Emotional intelligence, in short, is the ability to recognize and manage your own emotions, and the emotions of others. We all know people who are emotionally intelligent. They’re usually the ones who float effortlessly to the top of corporate hierarchy and have an easier time managing relationships. They’re easy to be around because they know how to make others feel good about themselves.
Surprisingly, people with high emotional intelligence are not necessarily equipped with a high IQ. While IQ is stagnant for most of our lives, our emotional intelligence can improve with time. Like IQ, personality remains more or less consistent. “Personality is the result of hard-wired preferences, such as the inclination towards extroversion or introversion,” says TalentSmart, a leading provider in emotional intelligence tests, training and consulting.
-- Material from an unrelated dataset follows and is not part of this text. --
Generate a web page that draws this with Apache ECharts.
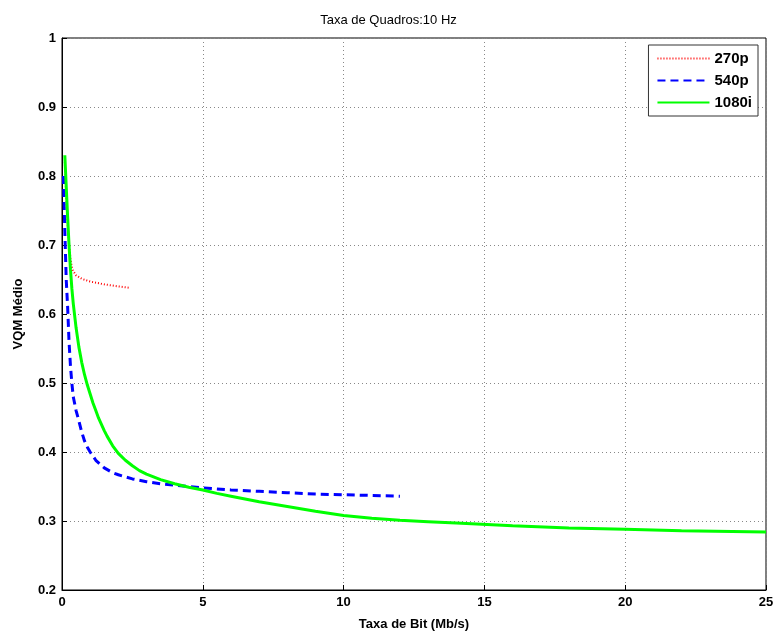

So what exactly are the main characteristics of the emotionally intelligent? According to career building platform Mind Tools, emotionally intelligent people possess self-awareness, self-regulation, motivation, empathy and social skills. In other words, emotionally intelligent people are able to understand their strengths and weaknesses and know where to improve; they have a steady grasp on their emotions and don’t act impulsively; they are motivated and productive; they're able to put themselves in the shoes of others; and are good team players, apt at letting others shine.
People with strong emotional intelligence are humble about their accomplishments, and know how to highlight the achievements of others. They may also be more likely to apologize directly and are not afraid to admit their mistakes.
An example of a CEO who possesses strong emotional intelligence is Alan Mulally of Ford. According to an article in The Huffington Post, Mulally sends his employees handwritten notes, often praising their work. He is said to have great conversational skills and the ability to make you feel like you’re the only other one in the room when you’re talking to him.
85% of respondents in the Executive Horizons survey affirm that emotional intelligence helps leaders to manage and motivate others. Generally speaking, emotional intelligence enables leaders to enhance their problem-solving and decision-making skills, and manage conflict and change more effectively.
Research has proven that hiring employees based on emotional intelligence can have a significant impact on company performance. For instance, a large cosmetics company decided to hire candidates based on emotional intelligence rather than IQ. The people they hired based on emotional intelligence levels sold an average of $91,000 more than the employees hired using the previous recruitment system. They also showed lower rates of turnover.
Another leader known for his high emotional intelligence, JP Morgan Chase CEO Jamie Dimon, affirms:
"You all know about IQ and EQ. Your IQs are all high enough to be very successful, but where people often fall short is on the EQ (emotional intelligence). It’s something you develop over time. A lot of management skills are EQ, because management is all about how people function.”